Target-similarity search using Plasmodium falciparum proteome identifies approved drugs with anti-malarial activity and their possible targets.

Abstract

Malaria causes about half a million deaths annually, with Plasmodium falciparum being responsible for 90% of all the cases. Recent reports on artemisinin resistance in Southeast Asia warrant urgent discovery of novel drugs for the treatment of malaria. However, most bioactive compounds fail to progress to treatments due to safety concerns. Drug repositioning offers an alternative strategy where drugs that have already been approved as safe for other diseases could be used to treat malaria. This study screened approved drugs for antimalarial activity using an in silico chemogenomics approach prior to in vitro verification.
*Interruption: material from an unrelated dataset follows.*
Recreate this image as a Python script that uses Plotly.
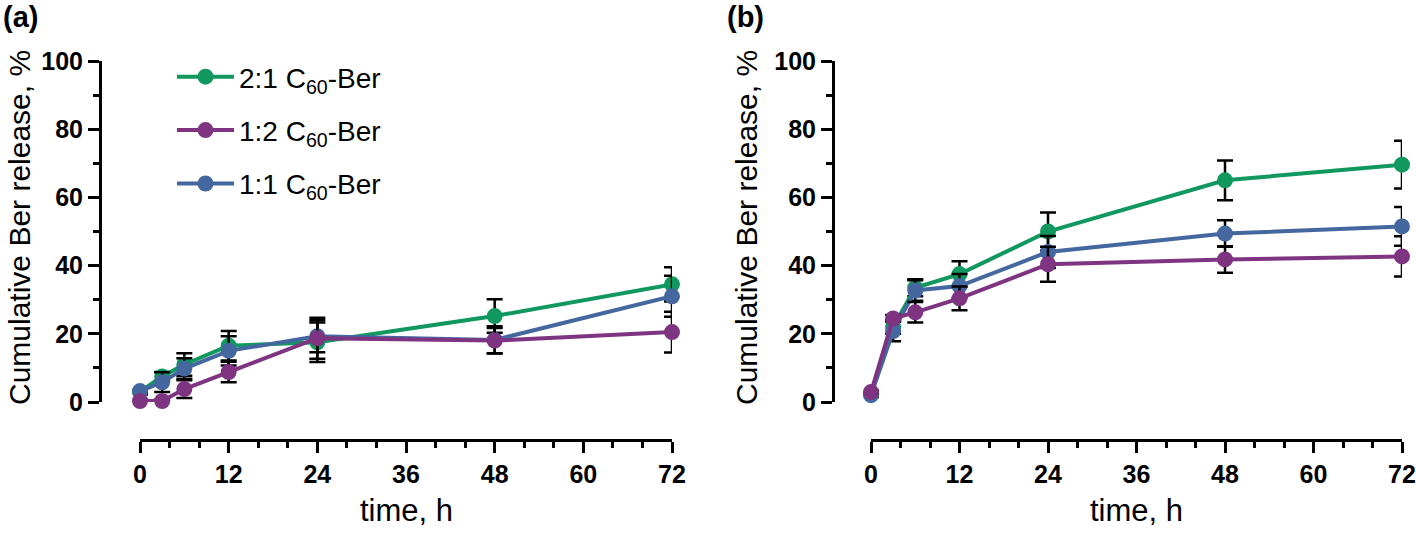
import plotly.graph_objects as go

# ---------------- data ----------------
time_h = [0, 3, 6, 12, 24, 48, 72]

# panel (a)
a_21 = [3.0, 7.5, 11.0, 16.5, 17.5, 25.2, 34.5]
a_21_err = [0.8, 1.3, 3.3, 4.3, 5.8, 4.9, 5.0]
a_11 = [3.2, 5.8, 9.8, 15.0, 19.3, 18.2, 31.0]
a_11_err = [0.6, 2.9, 3.0, 4.3, 4.7, 4.0, 6.0]
a_12 = [0.3, 0.3, 3.8, 8.8, 18.7, 18.0, 20.5]
a_12_err = [0.4, 0.4, 2.6, 3.0, 6.0, 3.7, 6.0]

# panel (b)
b_21 = [2.5, 22.0, 33.5, 37.5, 50.0, 65.0, 69.6]
b_21_err = [0.5, 2.0, 2.5, 3.8, 5.6, 5.8, 7.0]
b_11 = [2.0, 20.8, 32.7, 34.0, 44.0, 49.4, 51.5]
b_11_err = [0.5, 3.0, 3.0, 3.5, 4.7, 3.9, 5.7]
b_12 = [2.9, 24.5, 26.3, 30.4, 40.4, 41.8, 42.7]
b_12_err = [0.5, 1.0, 3.0, 3.5, 5.1, 3.9, 5.9]

names = ["2:1 C<sub>60</sub>-Ber", "1:2 C<sub>60</sub>-Ber", "1:1 C<sub>60</sub>-Ber"]
x_ticks = [0, 12, 24, 36, 48, 60, 72]
y_ticks = [0, 20, 40, 60, 80, 100]

GREEN = "#10985f"
PURPLE = "#7e3481"
BLUE = "#43679e"

W, H = 1416, 533
FONT = "Liberation Sans, Arial, sans-serif"

def px_x(p):
    return p / W

def px_y(p):
    return 1 - p / H

fig = go.Figure()

def add_series(xa, ya, y, err, color, name, rank, show):
    fig.add_trace(go.Scatter(
        x=time_h, y=y, mode="lines+markers", name=name,
        xaxis=xa, yaxis=ya,
        line=dict(color=color, width=4),
        marker=dict(color=color, size=16),
        error_y=dict(type="data", array=err, visible=True, color="black",
                     thickness=2.5, width=8),
        cliponaxis=False,
        legendgroup=name, legendrank=rank, showlegend=show,
    ))

# draw order: green, blue, purple (purple on top)
add_series("x", "y", a_21, a_21_err, GREEN, names[0], 1, True)
add_series("x", "y", a_11, a_11_err, BLUE, names[2], 3, True)
add_series("x", "y", a_12, a_12_err, PURPLE, names[1], 2, True)
add_series("x2", "y2", b_21, b_21_err, GREEN, names[0], 1, False)
add_series("x2", "y2", b_11, b_11_err, BLUE, names[2], 3, False)
add_series("x2", "y2", b_12, b_12_err, PURPLE, names[1], 2, False)

tickfont = dict(family=FONT, size=25, color="black", weight="bold")

def xaxis_cfg(dom):
    return dict(
        domain=dom, range=[0, 72], anchor="free", position=px_y(440),
        showline=True, linewidth=3, linecolor="black",
        ticks="outside", ticklen=11, tickwidth=3, tickcolor="black",
        tickvals=x_ticks, tickfont=tickfont, showgrid=False, zeroline=False,
        minor=dict(dtick=4, tick0=0, ticks="outside", ticklen=6, tickwidth=3,
                   tickcolor="black", showgrid=False),
        automargin=False,
    )

def yaxis_cfg(pos):
    return dict(
        domain=[px_y(402), px_y(61)], range=[0, 100], anchor="free", position=pos,
        showline=True, linewidth=3, linecolor="black",
        ticks="outside", ticklen=11, tickwidth=3, tickcolor="black",
        tickvals=y_ticks, tickfont=tickfont, showgrid=False, zeroline=False,
        minor=dict(dtick=10, tick0=0, ticks="outside", ticklen=6, tickwidth=3,
                   tickcolor="black", showgrid=False),
        automargin=False,
    )

fig.update_layout(
    width=W, height=H,
    margin=dict(l=0, r=0, t=0, b=0),
    paper_bgcolor="white", plot_bgcolor="white",
    xaxis=xaxis_cfg([px_x(140), px_x(672)]),
    yaxis=yaxis_cfg(px_x(100)),
    xaxis2=xaxis_cfg([px_x(871), px_x(1402)]),
    yaxis2=yaxis_cfg(px_x(833)),
    showlegend=True,
    legend=dict(
        x=px_x(172), y=px_y(52), xanchor="left", yanchor="top",
        font=dict(family=FONT, size=28, color="black"),
        bgcolor="rgba(0,0,0,0)", itemwidth=57, tracegroupgap=14,
    ),
    font=dict(family=FONT, color="black"),
)

annots = [
    dict(text="<b>(a)</b>", x=px_x(20), y=px_y(17), size=29, angle=0),
    dict(text="<b>(b)</b>", x=px_x(745), y=px_y(17), size=29, angle=0),
    dict(text="Cumulative Ber release, %", x=px_x(19), y=px_y(228), size=30, angle=-90),
    dict(text="Cumulative Ber release, %", x=px_x(746), y=px_y(228), size=30, angle=-90),
    dict(text="time, h", x=px_x(406), y=px_y(511), size=31, angle=0),
    dict(text="time, h", x=px_x(1136), y=px_y(511), size=31, angle=0),
]
for a in annots:
    fig.add_annotation(
        text=a["text"], x=a["x"], y=a["y"], xref="paper", yref="paper",
        xanchor="center", yanchor="middle", showarrow=False,
        textangle=a["angle"], font=dict(family=FONT, size=a["size"], color="black"),
    )

fig.write_html(
    "out.html",
    config={"displayModeBar": False},
    post_script="document.body.style.margin='0';document.body.style.overflow='hidden';",
)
All the P. falciparum proteins sequences available in NCBI RefSeq were mined and used to perform a similarity search against DrugBank, TTD and STITCH databases to identify similar putative drug targets. Druggability indices of the potential P. falciparum drug targets were obtained from TDR targets database. Functional amino acid residues of the drug targets were determined using ConSurf server which was used to fine tune the similarity search. This study predicted 133 approved drugs that could target 34 P. falciparum proteins. A literature search done at PubMed and Google Scholar showed 105 out of the 133 drugs to have been previously tested against malaria, with most showing activity. For further validation, drug susceptibility assays using SYBR Green I method were done on a representative group of 10 predicted drugs, eight of which did show activity against P. falciparum 3D7 clone. Seven had IC50 values ranging from 1 μM to 50 μM. This study also suggests drug-target association and hence possible mechanisms of action of drugs that did show antiplasmodial activity. The study results validate the use of proteome-wide target similarity approach in identifying approved drugs with activity against P. falciparum and could be adapted for other pathogens.